§ SET TASK: Produce an exact copy of all the data below, dropping every image.
────────────────────
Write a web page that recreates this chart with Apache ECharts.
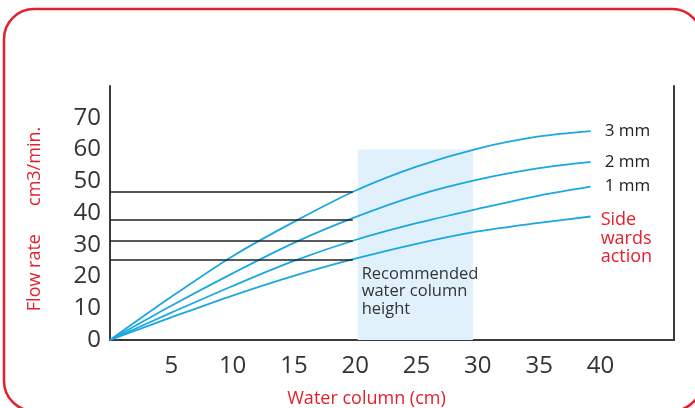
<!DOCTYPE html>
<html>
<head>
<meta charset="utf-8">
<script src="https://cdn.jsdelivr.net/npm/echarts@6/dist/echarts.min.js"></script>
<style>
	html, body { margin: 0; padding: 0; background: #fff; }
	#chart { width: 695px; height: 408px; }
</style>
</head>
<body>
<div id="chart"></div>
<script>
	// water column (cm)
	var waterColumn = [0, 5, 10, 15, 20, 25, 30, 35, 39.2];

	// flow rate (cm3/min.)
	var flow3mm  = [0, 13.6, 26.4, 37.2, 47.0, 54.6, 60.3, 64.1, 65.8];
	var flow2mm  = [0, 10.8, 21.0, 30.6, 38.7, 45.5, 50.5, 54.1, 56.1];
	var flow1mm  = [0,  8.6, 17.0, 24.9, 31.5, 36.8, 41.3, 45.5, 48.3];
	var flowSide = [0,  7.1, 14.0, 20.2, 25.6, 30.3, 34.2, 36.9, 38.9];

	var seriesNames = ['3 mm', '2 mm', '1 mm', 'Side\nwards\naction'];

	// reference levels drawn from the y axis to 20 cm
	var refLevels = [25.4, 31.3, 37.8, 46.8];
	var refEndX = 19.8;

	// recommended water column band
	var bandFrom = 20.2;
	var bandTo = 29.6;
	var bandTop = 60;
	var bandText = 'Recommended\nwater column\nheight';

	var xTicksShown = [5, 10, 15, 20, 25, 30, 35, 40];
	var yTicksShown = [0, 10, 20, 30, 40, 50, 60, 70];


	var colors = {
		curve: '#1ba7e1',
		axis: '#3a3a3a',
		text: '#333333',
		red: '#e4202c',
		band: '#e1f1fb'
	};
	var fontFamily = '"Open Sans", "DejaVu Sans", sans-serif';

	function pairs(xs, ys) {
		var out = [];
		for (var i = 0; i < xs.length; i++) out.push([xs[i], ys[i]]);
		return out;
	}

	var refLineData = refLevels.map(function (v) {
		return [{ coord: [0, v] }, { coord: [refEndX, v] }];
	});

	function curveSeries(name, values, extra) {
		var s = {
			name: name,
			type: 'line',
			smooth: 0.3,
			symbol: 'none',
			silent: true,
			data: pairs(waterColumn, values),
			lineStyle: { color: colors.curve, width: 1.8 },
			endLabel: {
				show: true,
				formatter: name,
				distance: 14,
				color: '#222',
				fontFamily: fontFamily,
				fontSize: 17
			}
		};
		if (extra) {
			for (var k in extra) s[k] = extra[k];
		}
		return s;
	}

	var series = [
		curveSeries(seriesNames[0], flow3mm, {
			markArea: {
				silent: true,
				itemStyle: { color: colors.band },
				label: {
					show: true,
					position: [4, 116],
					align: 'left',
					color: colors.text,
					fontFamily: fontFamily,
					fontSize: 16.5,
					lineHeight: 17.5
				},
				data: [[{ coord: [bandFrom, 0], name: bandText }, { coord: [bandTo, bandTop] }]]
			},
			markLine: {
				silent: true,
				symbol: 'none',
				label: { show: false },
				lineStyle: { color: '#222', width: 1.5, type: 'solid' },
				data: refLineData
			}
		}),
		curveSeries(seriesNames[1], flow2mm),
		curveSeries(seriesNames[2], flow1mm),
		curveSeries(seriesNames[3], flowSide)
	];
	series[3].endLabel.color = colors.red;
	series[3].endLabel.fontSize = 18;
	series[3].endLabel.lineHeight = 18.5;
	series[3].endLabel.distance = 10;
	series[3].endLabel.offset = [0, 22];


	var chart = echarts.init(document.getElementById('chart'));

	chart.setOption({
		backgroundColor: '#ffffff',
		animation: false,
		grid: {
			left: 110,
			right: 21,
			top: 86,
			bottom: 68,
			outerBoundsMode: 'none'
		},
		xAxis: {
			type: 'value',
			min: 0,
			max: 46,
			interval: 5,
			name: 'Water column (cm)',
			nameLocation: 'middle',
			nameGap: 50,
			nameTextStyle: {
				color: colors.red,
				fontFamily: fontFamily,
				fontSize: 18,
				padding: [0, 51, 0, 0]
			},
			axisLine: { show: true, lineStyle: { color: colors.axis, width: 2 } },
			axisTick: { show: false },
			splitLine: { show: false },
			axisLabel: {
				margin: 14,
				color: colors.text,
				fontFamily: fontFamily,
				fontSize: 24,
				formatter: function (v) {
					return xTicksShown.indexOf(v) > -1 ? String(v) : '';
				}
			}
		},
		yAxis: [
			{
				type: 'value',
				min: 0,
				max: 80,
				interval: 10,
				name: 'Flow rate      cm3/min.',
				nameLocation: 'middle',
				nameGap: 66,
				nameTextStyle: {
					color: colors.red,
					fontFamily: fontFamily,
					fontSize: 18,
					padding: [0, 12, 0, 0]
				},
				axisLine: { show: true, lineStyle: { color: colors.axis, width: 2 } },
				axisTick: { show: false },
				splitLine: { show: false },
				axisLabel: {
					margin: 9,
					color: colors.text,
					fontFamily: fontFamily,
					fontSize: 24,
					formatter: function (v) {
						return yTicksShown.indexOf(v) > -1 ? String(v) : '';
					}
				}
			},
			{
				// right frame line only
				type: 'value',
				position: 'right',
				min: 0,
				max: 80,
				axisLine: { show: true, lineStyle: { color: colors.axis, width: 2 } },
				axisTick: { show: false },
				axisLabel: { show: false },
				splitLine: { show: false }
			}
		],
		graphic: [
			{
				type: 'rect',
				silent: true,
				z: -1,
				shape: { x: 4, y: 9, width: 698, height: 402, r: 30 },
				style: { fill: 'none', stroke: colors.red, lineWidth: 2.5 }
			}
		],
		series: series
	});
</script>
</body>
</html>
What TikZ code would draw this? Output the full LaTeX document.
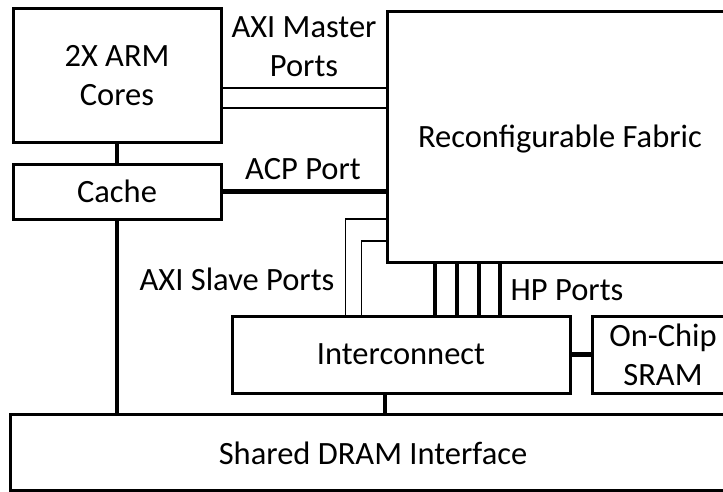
────────────────────
§ RESULT OF THE EXERCISE:
Write a web page that recreates this chart with Apache ECharts.
<!DOCTYPE html>
<html>
<head>
<meta charset="utf-8">
<script src="https://cdn.jsdelivr.net/npm/echarts@6/dist/echarts.min.js"></script>
<style>
	html, body { margin: 0; padding: 0; background: #fff; }
	#chart { width: 695px; height: 408px; }
</style>
</head>
<body>
<div id="chart"></div>
<script>
	// water column (cm)
	var waterColumn = [0, 5, 10, 15, 20, 25, 30, 35, 39.2];

	// flow rate (cm3/min.)
	var flow3mm  = [0, 13.6, 26.4, 37.2, 47.0, 54.6, 60.3, 64.1, 65.8];
	var flow2mm  = [0, 10.8, 21.0, 30.6, 38.7, 45.5, 50.5, 54.1, 56.1];
	var flow1mm  = [0,  8.6, 17.0, 24.9, 31.5, 36.8, 41.3, 45.5, 48.3];
	var flowSide = [0,  7.1, 14.0, 20.2, 25.6, 30.3, 34.2, 36.9, 38.9];

	var seriesNames = ['3 mm', '2 mm', '1 mm', 'Side\nwards\naction'];

	// reference levels drawn from the y axis to 20 cm
	var refLevels = [25.4, 31.3, 37.8, 46.8];
	var refEndX = 19.8;

	// recommended water column band
	var bandFrom = 20.2;
	var bandTo = 29.6;
	var bandTop = 60;
	var bandText = 'Recommended\nwater column\nheight';

	var xTicksShown = [5, 10, 15, 20, 25, 30, 35, 40];
	var yTicksShown = [0, 10, 20, 30, 40, 50, 60, 70];


	var colors = {
		curve: '#1ba7e1',
		axis: '#3a3a3a',
		text: '#333333',
		red: '#e4202c',
		band: '#e1f1fb'
	};
	var fontFamily = '"Open Sans", "DejaVu Sans", sans-serif';

	function pairs(xs, ys) {
		var out = [];
		for (var i = 0; i < xs.length; i++) out.push([xs[i], ys[i]]);
		return out;
	}

	var refLineData = refLevels.map(function (v) {
		return [{ coord: [0, v] }, { coord: [refEndX, v] }];
	});

	function curveSeries(name, values, extra) {
		var s = {
			name: name,
			type: 'line',
			smooth: 0.3,
			symbol: 'none',
			silent: true,
			data: pairs(waterColumn, values),
			lineStyle: { color: colors.curve, width: 1.8 },
			endLabel: {
				show: true,
				formatter: name,
				distance: 14,
				color: '#222',
				fontFamily: fontFamily,
				fontSize: 17
			}
		};
		if (extra) {
			for (var k in extra) s[k] = extra[k];
		}
		return s;
	}

	var series = [
		curveSeries(seriesNames[0], flow3mm, {
			markArea: {
				silent: true,
				itemStyle: { color: colors.band },
				label: {
					show: true,
					position: [4, 116],
					align: 'left',
					color: colors.text,
					fontFamily: fontFamily,
					fontSize: 16.5,
					lineHeight: 17.5
				},
				data: [[{ coord: [bandFrom, 0], name: bandText }, { coord: [bandTo, bandTop] }]]
			},
			markLine: {
				silent: true,
				symbol: 'none',
				label: { show: false },
				lineStyle: { color: '#222', width: 1.5, type: 'solid' },
				data: refLineData
			}
		}),
		curveSeries(seriesNames[1], flow2mm),
		curveSeries(seriesNames[2], flow1mm),
		curveSeries(seriesNames[3], flowSide)
	];
	series[3].endLabel.color = colors.red;
	series[3].endLabel.fontSize = 18;
	series[3].endLabel.lineHeight = 18.5;
	series[3].endLabel.distance = 10;
	series[3].endLabel.offset = [0, 22];


	var chart = echarts.init(document.getElementById('chart'));

	chart.setOption({
		backgroundColor: '#ffffff',
		animation: false,
		grid: {
			left: 110,
			right: 21,
			top: 86,
			bottom: 68,
			outerBoundsMode: 'none'
		},
		xAxis: {
			type: 'value',
			min: 0,
			max: 46,
			interval: 5,
			name: 'Water column (cm)',
			nameLocation: 'middle',
			nameGap: 50,
			nameTextStyle: {
				color: colors.red,
				fontFamily: fontFamily,
				fontSize: 18,
				padding: [0, 51, 0, 0]
			},
			axisLine: { show: true, lineStyle: { color: colors.axis, width: 2 } },
			axisTick: { show: false },
			splitLine: { show: false },
			axisLabel: {
				margin: 14,
				color: colors.text,
				fontFamily: fontFamily,
				fontSize: 24,
				formatter: function (v) {
					return xTicksShown.indexOf(v) > -1 ? String(v) : '';
				}
			}
		},
		yAxis: [
			{
				type: 'value',
				min: 0,
				max: 80,
				interval: 10,
				name: 'Flow rate      cm3/min.',
				nameLocation: 'middle',
				nameGap: 66,
				nameTextStyle: {
					color: colors.red,
					fontFamily: fontFamily,
					fontSize: 18,
					padding: [0, 12, 0, 0]
				},
				axisLine: { show: true, lineStyle: { color: colors.axis, width: 2 } },
				axisTick: { show: false },
				splitLine: { show: false },
				axisLabel: {
					margin: 9,
					color: colors.text,
					fontFamily: fontFamily,
					fontSize: 24,
					formatter: function (v) {
						return yTicksShown.indexOf(v) > -1 ? String(v) : '';
					}
				}
			},
			{
				// right frame line only
				type: 'value',
				position: 'right',
				min: 0,
				max: 80,
				axisLine: { show: true, lineStyle: { color: colors.axis, width: 2 } },
				axisTick: { show: false },
				axisLabel: { show: false },
				splitLine: { show: false }
			}
		],
		graphic: [
			{
				type: 'rect',
				silent: true,
				z: -1,
				shape: { x: 4, y: 9, width: 698, height: 402, r: 30 },
				style: { fill: 'none', stroke: colors.red, lineWidth: 2.5 }
			}
		],
		series: series
	});
</script>
</body>
</html>
What TikZ code would draw this? Output the full LaTeX document.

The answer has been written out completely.